Though unusual, the donation – and its use – is legal because Save America is a leadership PAC with few restrictions on the use of funds. Such political action committees, in addition to boosting like-minded candidates, can be used to pay advisers, cover travel expenses and defray legal bills, among other costs. Most of the money in Trump’s PAC comes from small-dollar donors responding to email and other solicitations.

Although the National Portrait Gallery was created by Congress in 1962, it did not begin commissioning portraits of outgoing presidents until 1994, when Ronald Sherr painted George H.W. Bush. The museum added the first lady’s portrait to the commission in 2006.

In the past, those portraits have been funded by private donations, usually from the supporters of the outgoing administration. More than 300 donors – including Steven Spielberg, John Legend and Chrissy Teigen – contributed to the $750,000 commission fees for the Obama portraits, which were painted by Kehinde Wiley and Amy Sherald, according to the Smithsonian. Donor lists for the Obamas’ and Bushes’ portraits did not include any political action committees.

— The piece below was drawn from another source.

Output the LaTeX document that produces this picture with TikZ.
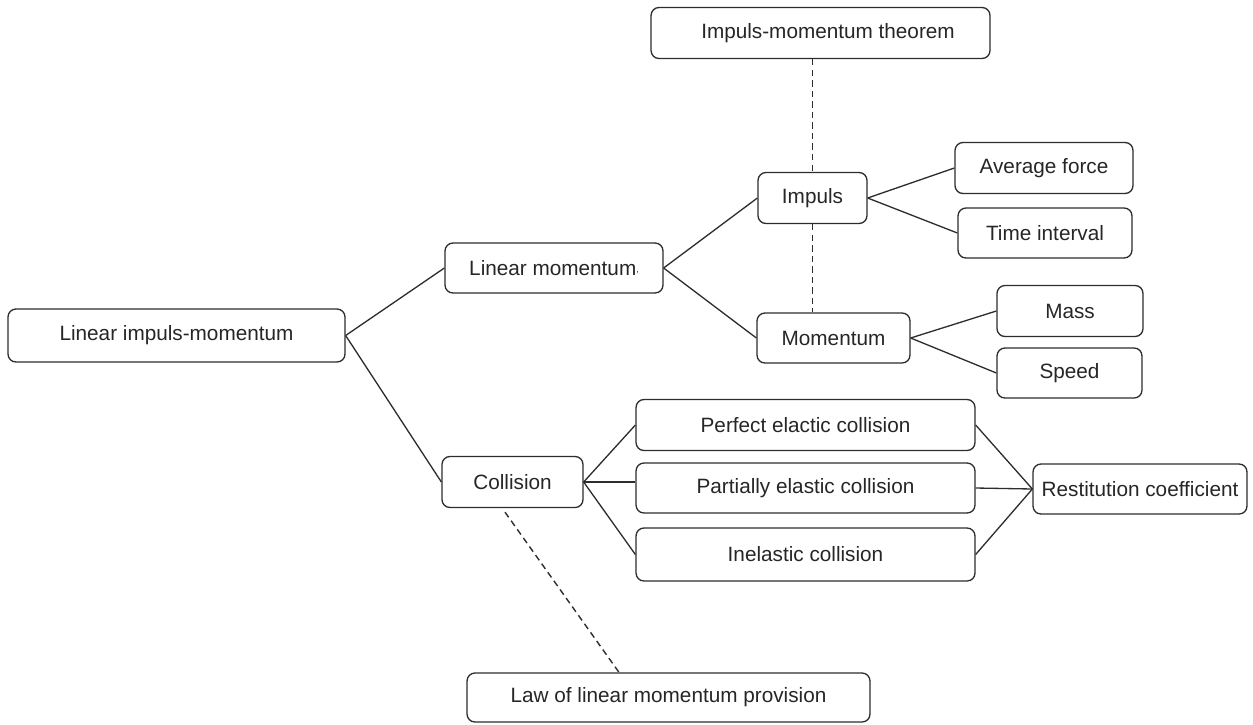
\documentclass[tikz,border=0pt]{standalone}
\usepackage{fontspec}
\setmainfont{Liberation Sans}
\usepackage{tikz}
\usetikzlibrary{calc}

\definecolor{linegray}{RGB}{45,45,45}

\begin{document}
\begin{tikzpicture}[x=0.02cm,y=-0.02cm,
  box/.style={draw=linegray,rounded corners=4.5pt,line width=0.75pt,fill=white,
    minimum height=1.02cm,inner sep=2pt,font=\fontsize{11.8}{14}\selectfont,text=black!85},
  link/.style={draw=linegray,line width=0.75pt},
  hint/.style={draw=linegray,line width=0.8pt,dash pattern=on 3.6pt off 2.4pt}]
\useasboundingbox (0,0) rectangle (1253,724);
% the boxes
\node[box,minimum width=6.74cm,minimum height=1.06cm] (lim) at (176.5,335.5) {Linear impuls-momentum};
\node[box,minimum width=4.36cm,minimum height=1.0cm] (lm) at (554,268) {Linear momentum{\tiny\raisebox{0.6ex}{,}}};
\node[box,minimum width=2.82cm] (coll) at (512.5,482) {Collision};
\node[box,minimum width=6.78cm] (thm) at (820.5,33) {\hspace{0.3cm}Impuls-momentum theorem};
\node[box,minimum width=2.18cm] (imp) at (812.5,198) {Impuls};
\node[box,minimum width=3.06cm,minimum height=1.0cm] (mom) at (833.5,338) {Momentum};
\node[box,minimum width=3.56cm] (af) at (1044,168) {Average force};
\node[box,minimum width=3.48cm,minimum height=1.0cm] (ti) at (1045,233) {Time interval};
\node[box,minimum width=2.92cm] (mass) at (1070,311) {Mass};
\node[box,minimum width=2.90cm,minimum height=1.0cm] (speed) at (1069.5,373) {Speed};
\node[box,minimum width=6.78cm] (pec) at (805.5,425) {Perfect elactic collision};
\node[box,minimum width=6.78cm,minimum height=1.0cm] (pac) at (805.5,488) {Partially elastic collision};
\node[box,minimum width=6.78cm,minimum height=1.06cm] (ine) at (805.5,554.5) {Inelastic collision};
\node[box,minimum width=4.28cm,minimum height=1.0cm] (rc) at (1140,489) {Restitution coefficient};
\node[box,minimum width=8.06cm,minimum height=0.98cm] (law) at (668.5,697.5) {Law of linear momentum provision};
% the links
\draw[link] (lim.east) -- (lm.west);
\draw[link] (lim.east) -- (coll.west);
\draw[link] (lm.east) -- (imp.west);
\draw[link] (lm.east) -- (mom.west);
\draw[link] (imp.east) -- (af.west);
\draw[link] (imp.east) -- (ti.west);
\draw[link] (mom.east) -- (mass.west);
\draw[link] (mom.east) -- (speed.west);
\draw[link] (coll.east) -- (pec.west);
\draw[link] (coll.east) -- (coll.east -| pac.west);
\draw[link] (coll.east) -- (ine.west);
\foreach \c in {pec,pac,ine}
  \draw[link] (\c.east) -- (rc.west);
% dashed hints
\draw[hint] (imp.north |- thm.south) -- (imp.north);
\draw[hint] (imp.south) -- (imp.south |- mom.north);
\coordinate (collfoot) at ($(coll.south)+(-7.5,4)$);
\draw[hint] (collfoot) -- ($(law.north)+(-49.5,0)$);
\end{tikzpicture}
\end{document}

The commissions for the portraits of Barack and Michelle Obama made international art headlines in 2018 because of the stature of the painters, who were the first African American artists to receive the presidential commissions. Wiley is a contemporary art star known for his colorful and subversive approach, while Sherald was then an up-and-comer who won the gallery’s Outwin Boochever Portrait Competition in 2016.

Nelson Shanks painted Bill Clinton, and Ginny Stanford depicted Hillary Clinton. Robert A. Anderson received the commission for the portrait of George W. Bush, which was unveiled in 2008; the two were classmates at Yale University. Laura Bush was painted by Aleksander Titovets.

In April of 2021, Donald Trump made his debut in National Portrait Gallery’s presidents exhibition with a Pari Dukovic photograph of Trump seated in the Oval Office behind the Resolute Desk.